By the nature of volunteer commitments, this is absolutely fine, but what if they were the only one pinning a particular set of audio content? And while we are here:
How to know how many "storage donors" are pinning what files?
IPFS doesn't have a native way of knowing who pins what; it is a collection of low-level protocols to build services over it. Asked for clarification in this post on the IPFS forum.
"Storage donors" may choose to pin (a subset of) the dataset on their computers, which may not be turned on all the time
This scenario is fine from the redundancy standpoint (the data is there), but if they are the only pinning that particular content, then it may be unavailable for folks who want to listen to it
"uncoordinated" pins will always be encouraged but cannot be relied on
TODO: This coordination could be done manually (let's try to dismiss this out of hand), or by building an application layer over IPFS. Again, asked about this in this post on the IPFS forum.
It doesn't matte; where IPFS nodes are running (home computer, cloud, etc.) and where they store the service's audio content (local filesystem, database, etc.), until "storage donors" are pinning whatever they agreed to pin.
See last paragraph in this section from the IPFS documentation. The gist is that anything one shares in the IPFS network is public available, but files can be encrypted before sharing.
There is a warning in the article above that encryption gets weaker by the invention of newer methods of breaking them and by improvements in computer hardware; this is not a concern for us though as we are not sharing sensitive data, and only doing this to comply with 17 U.S. Code §121 (see this and this).
Because
A scheme will need to be drawn up how to use public key encryption between participating organizations (and tech-savvy subscribers).
This is similar to public key encryption when securing email communications, but with the added twist of encrypting a "message" to be sent to multiple recipient. This is not a novel problem (see this or this thread), but I only know the basics of cryptography.
There will be a technical overhead for eligible parties (again, organizations and adventurous subscribers) to decrypt the files.
Some decryption methods that come to mind:
on request, right before playback, the file(s) are decrypted into a temporary storage, that gets purged after file finished playing (either periodically or right away)
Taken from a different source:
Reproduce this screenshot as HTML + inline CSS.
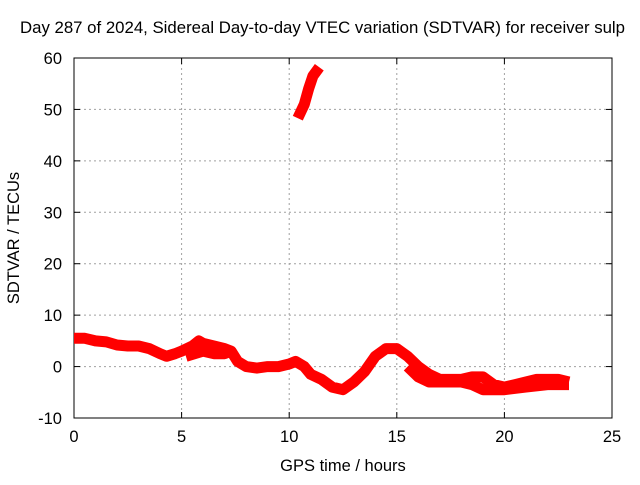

all the copyrighted files are decrypted onto a private storage, and played back from there
Both methods increase complexity significantly, and ready-made tools (either by us or someone else) most of this content-sharing idea is stillborn. Also, the second method is perhaps simpler, but it also means that twice as much storage space is needed (each encrypted file will have to be kept for continue sharing it over IPFS, and decrypted files will have to be stored at a separate place).
PROPOSAL / TODO: Use Tahoe-LAFS for copyrighted content. As far as I know, files / directories can be shared (with read / write permissions) with others where the Tahoe-LAFS application takes care of the encryption automatically, and these parties will be responsible to keep your end secure.
Some questions:
No issues here, and most the workings are explained above.
Don't know about the specifics yet, but it can be done:
TODO: There is also diffuse (or the online version, diffuse.sh) that streams ... directly from IPFS? Look into this.
Nothing prevents volunteers to install an IPFS node and start sharing their recordings, but this should be coordinated (or even discouraged) so that they don't accidentally commit copyright violation; haven't heard of any such precedents on IPFS, but still; no one should get into trouble because they are trying to help us.
Therefore, there should be clear guidelines on how to encrypt copyrighted files before sharing, but this already raises a lot of questions:
See all the questions / concerns at section "2.3 Optional encryption" above.
TODO How can such a submission fit into the audio content data set? Can someone share files into someone else's directory? (I think the answer is yes, but will have to try it out.)
Submissions will need to be added to the pin-list(s) / pinset(s) to be coordinated. (That is, when people publicly share their recordings, we / other services need to notified so that it can be pinned, not to get lost when the user decides to delete the file or stop volunteering.)
TODO: Can directories be pinned? It would make things much simpler.
This means sticking to the original idea of creating a web, mobile, and desktop applications for volunteers to submit their recordings, and we'll take care of sharing recordings (and optional encryption) on the back-end (or on the file; e.g., there is JS-IPFS to be used in the browser, but also embeddable implementations for other purposes).
Access News content is currently scattered all over: OneDrive, Google Drive, internal server, TR2 production server. My OneDrive account is already running out of space, and the organization of files leaves much to be desired everywhere.
Requirements for a solution to be considered:
reduce costs There are "cold storage" tiers offered by most major cloud vendors making storage cost very low, but a downside to it is that access is not readily available, and it would also be hard to share with other organizations.
vendor-agnostic If we need to migrate to another cloud vendor, then terabytes of data will need to be copied, but this is also an issue when it comes to:
fault tolerance Probably every cloud vendor has disaster recovery solutions in place, but setting it up means extra costs and would exacerbate future migrations to other vendors if necessary. Also, Access News media is neither highly sensitive information nor is it a disaster if it gets lost; although it would be quite an inconvenience and so it would be nice to plan to keep it intact. The only criterium is:
optional encryption Large portion of the content is freely available (e.g., old time radio shows) or should be (e.g., store sale ads, free newspaper and magazine articles), and thus these could be disseminated openly, even to folks who are not subscribers. Copyrighted material on the other hand needs to be encrypted and only be provided access to individuals with an eligible disability. (legal foundations of reading services in the US: short, long)
crowd-source-able As the majority of the content is in the public domain (and if optional encryption is possible), it should be possible for folks to volunteer as "storage donors".
human- and machine-friendly access to media in the content catalog One should be able to browse the catalog directly (like a file system, through a web interface, etc.) and play the media in any way (online stream in audio players that support it, from a website, on the command line, etc.). (Copyrighted content would of course need authentication.) This covers the human aspect, but the catalog should also be access through frontends, such as TR2, website, mobile apps etc. so items (1) should be streamed through the network and (2) have an access method that is widely supported (e.g., HTTP/S links are supported by FreeSWITCH).
handle volunteer submissions Can IPFS or Tahoe-LAFS (see below) handle this, either directly or indirectly?
Currently investigating IPFS and Tahoe-LAFS as they both appear to satisfy the criteria above, and they can even be used together. (A somewhat off-topic thread to work copyrighted content.)